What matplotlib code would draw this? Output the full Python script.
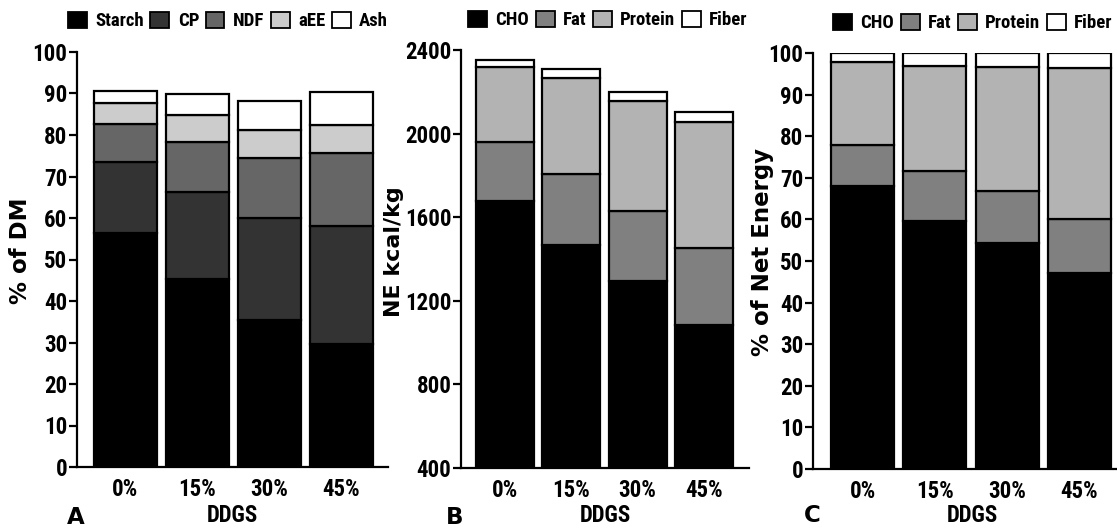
import matplotlib
matplotlib.use("Agg")
import matplotlib.pyplot as plt
from matplotlib.patches import Patch
import numpy as np

# ---------------- data ----------------
groups = ["0%", "15%", "30%", "45%"]
xlabel = "DDGS"

# Panel A: % of DM
a_labels = ["Starch", "CP", "NDF", "aEE", "Ash"]
a_starch = [56.5, 45.3, 35.4, 29.6]
a_cp = [17.0, 21.0, 24.6, 28.5]
a_ndf = [9.1, 12.0, 14.4, 17.5]
a_aee = [5.1, 6.5, 6.8, 6.8]
a_ash = [2.9, 5.1, 7.0, 8.0]
a_ticks = [0, 10, 20, 30, 40, 50, 60, 70, 80, 90, 100]

# Panel B: NE kcal/kg
b_labels = ["CHO", "Fat", "Protein", "Fiber"]
b_cho = [1678, 1467, 1295, 1084]
b_fat = [282, 340, 335, 368]
b_protein = [359, 459, 526, 604]
b_fiber = [33, 43, 43, 49]
b_ticks = [400, 800, 1200, 1600, 2000, 2400]

# Panel C: % of Net Energy
c_labels = ["CHO", "Fat", "Protein", "Fiber"]
c_cho = [68.0, 59.6, 54.4, 47.1]
c_fat = [9.9, 12.0, 12.4, 13.0]
c_protein = [19.9, 25.3, 29.9, 36.2]
c_fiber = [2.1, 3.0, 3.2, 3.6]
c_ticks = [0, 10, 20, 30, 40, 50, 60, 70, 80, 90, 100]

# ---------------- style ----------------
COND = ["Roboto Condensed", "PT Sans Narrow", "DejaVu Sans"]
BOLDF = ["DejaVu Sans"]
W, H = 1117, 528
fig = plt.figure(figsize=(W / 100, H / 100), dpi=100)


def axes_px(left, right, top, bottom):
    return fig.add_axes([left / W, 1 - bottom / H, (right - left) / W, (bottom - top) / H])


def draw_panel(ax, series, labels, colors, ylim, ticks, xlim, leg_bbox, ylab, ylab_xy, ylab_size,
               letter, letter_xy, xlab_x):
    x = np.arange(len(groups))
    bottom = np.zeros(len(groups))
    for vals, lab, col in zip(series, labels, colors):
        ax.bar(x, vals, width=0.875, bottom=bottom, color=col, edgecolor="black",
               linewidth=1.6, label=lab, zorder=2)
        bottom = bottom + np.array(vals, dtype=float)
    ax.set_ylim(*ylim)
    ax.set_xlim(*xlim)
    ax.set_yticks(ticks)
    ax.set_xticks(x)
    ax.set_xticklabels(groups)
    for s in ("top", "right"):
        ax.spines[s].set_visible(False)
    for s in ("left", "bottom"):
        ax.spines[s].set_linewidth(1.6)
    ax.tick_params(axis="y", length=6, width=1.6, pad=1)
    ax.tick_params(axis="x", length=0, pad=8)
    for t in ax.get_yticklabels() + ax.get_xticklabels():
        t.set_family(COND)
        t.set_weight("bold")
        t.set_fontsize(16.5)
    handles = [Patch(facecolor=c, edgecolor="black", linewidth=1.3, label=l) for c, l in zip(colors, labels)]
    fig.legend(handles=handles, loc="center", bbox_to_anchor=(leg_bbox[0] / W, 1 - leg_bbox[1] / H),
               ncol=len(labels), frameon=False, handlelength=1.0, handleheight=1.0,
               handletextpad=0.45, columnspacing=0.35, borderpad=0,
               prop={"family": COND, "weight": "bold", "size": 13.5})
    fig.text(ylab_xy[0] / W, 1 - ylab_xy[1] / H, ylab, rotation=90, ha="center", va="center",
             family=BOLDF, weight="bold", fontsize=ylab_size)
    fig.text(letter_xy[0] / W, 1 - letter_xy[1] / H, letter, ha="center", va="center",
             family=BOLDF, weight="bold", fontsize=16.5)
    fig.text(xlab_x / W, 1 - 515 / H, xlabel, ha="center", va="center",
             family=COND, weight="bold", fontsize=16.5)


axA = axes_px(77, 388, 52, 467)
draw_panel(axA, [a_starch, a_cp, a_ndf, a_aee, a_ash], a_labels,
           ["#000000", "#333333", "#666666", "#cccccc", "#ffffff"],
           (0, 100), a_ticks, (-0.667, 3.65), (228, 21), "% of DM", (21, 251), 16.5,
           "A", (76, 517), 232)

axB = axes_px(461, 749, 50, 468)
draw_panel(axB, [b_cho, b_fat, b_protein, b_fiber], b_labels,
           ["#000000", "#808080", "#b3b3b3", "#ffffff"],
           (400, 2400), b_ticks, (-0.664, 3.68), (608, 20), "NE kcal/kg", (394, 252), 16,
           "B", (455, 517), 605)

axC = axes_px(813, 1117, 53, 469)
draw_panel(axC, [c_cho, c_fat, c_protein, c_fiber], c_labels,
           ["#000000", "#808080", "#b3b3b3", "#ffffff"],
           (0, 100), c_ticks, (-0.686, 3.52), (973, 23), "% of Net Energy", (763, 252), 16.5,
           "C", (812, 516), 972)

fig.savefig("out.png", dpi=100)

=-=-=-=-=

EXERCISE AIM: Repeat all of the data above word for word, minus the pictures.

TASK ANSWER:
What matplotlib code would draw this? Output the full Python script.
import matplotlib
matplotlib.use("Agg")
import matplotlib.pyplot as plt
from matplotlib.patches import Patch
import numpy as np

# ---------------- data ----------------
groups = ["0%", "15%", "30%", "45%"]
xlabel = "DDGS"

# Panel A: % of DM
a_labels = ["Starch", "CP", "NDF", "aEE", "Ash"]
a_starch = [56.5, 45.3, 35.4, 29.6]
a_cp = [17.0, 21.0, 24.6, 28.5]
a_ndf = [9.1, 12.0, 14.4, 17.5]
a_aee = [5.1, 6.5, 6.8, 6.8]
a_ash = [2.9, 5.1, 7.0, 8.0]
a_ticks = [0, 10, 20, 30, 40, 50, 60, 70, 80, 90, 100]

# Panel B: NE kcal/kg
b_labels = ["CHO", "Fat", "Protein", "Fiber"]
b_cho = [1678, 1467, 1295, 1084]
b_fat = [282, 340, 335, 368]
b_protein = [359, 459, 526, 604]
b_fiber = [33, 43, 43, 49]
b_ticks = [400, 800, 1200, 1600, 2000, 2400]

# Panel C: % of Net Energy
c_labels = ["CHO", "Fat", "Protein", "Fiber"]
c_cho = [68.0, 59.6, 54.4, 47.1]
c_fat = [9.9, 12.0, 12.4, 13.0]
c_protein = [19.9, 25.3, 29.9, 36.2]
c_fiber = [2.1, 3.0, 3.2, 3.6]
c_ticks = [0, 10, 20, 30, 40, 50, 60, 70, 80, 90, 100]

# ---------------- style ----------------
COND = ["Roboto Condensed", "PT Sans Narrow", "DejaVu Sans"]
BOLDF = ["DejaVu Sans"]
W, H = 1117, 528
fig = plt.figure(figsize=(W / 100, H / 100), dpi=100)


def axes_px(left, right, top, bottom):
    return fig.add_axes([left / W, 1 - bottom / H, (right - left) / W, (bottom - top) / H])


def draw_panel(ax, series, labels, colors, ylim, ticks, xlim, leg_bbox, ylab, ylab_xy, ylab_size,
               letter, letter_xy, xlab_x):
    x = np.arange(len(groups))
    bottom = np.zeros(len(groups))
    for vals, lab, col in zip(series, labels, colors):
        ax.bar(x, vals, width=0.875, bottom=bottom, color=col, edgecolor="black",
               linewidth=1.6, label=lab, zorder=2)
        bottom = bottom + np.array(vals, dtype=float)
    ax.set_ylim(*ylim)
    ax.set_xlim(*xlim)
    ax.set_yticks(ticks)
    ax.set_xticks(x)
    ax.set_xticklabels(groups)
    for s in ("top", "right"):
        ax.spines[s].set_visible(False)
    for s in ("left", "bottom"):
        ax.spines[s].set_linewidth(1.6)
    ax.tick_params(axis="y", length=6, width=1.6, pad=1)
    ax.tick_params(axis="x", length=0, pad=8)
    for t in ax.get_yticklabels() + ax.get_xticklabels():
        t.set_family(COND)
        t.set_weight("bold")
        t.set_fontsize(16.5)
    handles = [Patch(facecolor=c, edgecolor="black", linewidth=1.3, label=l) for c, l in zip(colors, labels)]
    fig.legend(handles=handles, loc="center", bbox_to_anchor=(leg_bbox[0] / W, 1 - leg_bbox[1] / H),
               ncol=len(labels), frameon=False, handlelength=1.0, handleheight=1.0,
               handletextpad=0.45, columnspacing=0.35, borderpad=0,
               prop={"family": COND, "weight": "bold", "size": 13.5})
    fig.text(ylab_xy[0] / W, 1 - ylab_xy[1] / H, ylab, rotation=90, ha="center", va="center",
             family=BOLDF, weight="bold", fontsize=ylab_size)
    fig.text(letter_xy[0] / W, 1 - letter_xy[1] / H, letter, ha="center", va="center",
             family=BOLDF, weight="bold", fontsize=16.5)
    fig.text(xlab_x / W, 1 - 515 / H, xlabel, ha="center", va="center",
             family=COND, weight="bold", fontsize=16.5)


axA = axes_px(77, 388, 52, 467)
draw_panel(axA, [a_starch, a_cp, a_ndf, a_aee, a_ash], a_labels,
           ["#000000", "#333333", "#666666", "#cccccc", "#ffffff"],
           (0, 100), a_ticks, (-0.667, 3.65), (228, 21), "% of DM", (21, 251), 16.5,
           "A", (76, 517), 232)

axB = axes_px(461, 749, 50, 468)
draw_panel(axB, [b_cho, b_fat, b_protein, b_fiber], b_labels,
           ["#000000", "#808080", "#b3b3b3", "#ffffff"],
           (400, 2400), b_ticks, (-0.664, 3.68), (608, 20), "NE kcal/kg", (394, 252), 16,
           "B", (455, 517), 605)

axC = axes_px(813, 1117, 53, 469)
draw_panel(axC, [c_cho, c_fat, c_protein, c_fiber], c_labels,
           ["#000000", "#808080", "#b3b3b3", "#ffffff"],
           (0, 100), c_ticks, (-0.686, 3.52), (973, 23), "% of Net Energy", (763, 252), 16.5,
           "C", (812, 516), 972)

fig.savefig("out.png", dpi=100)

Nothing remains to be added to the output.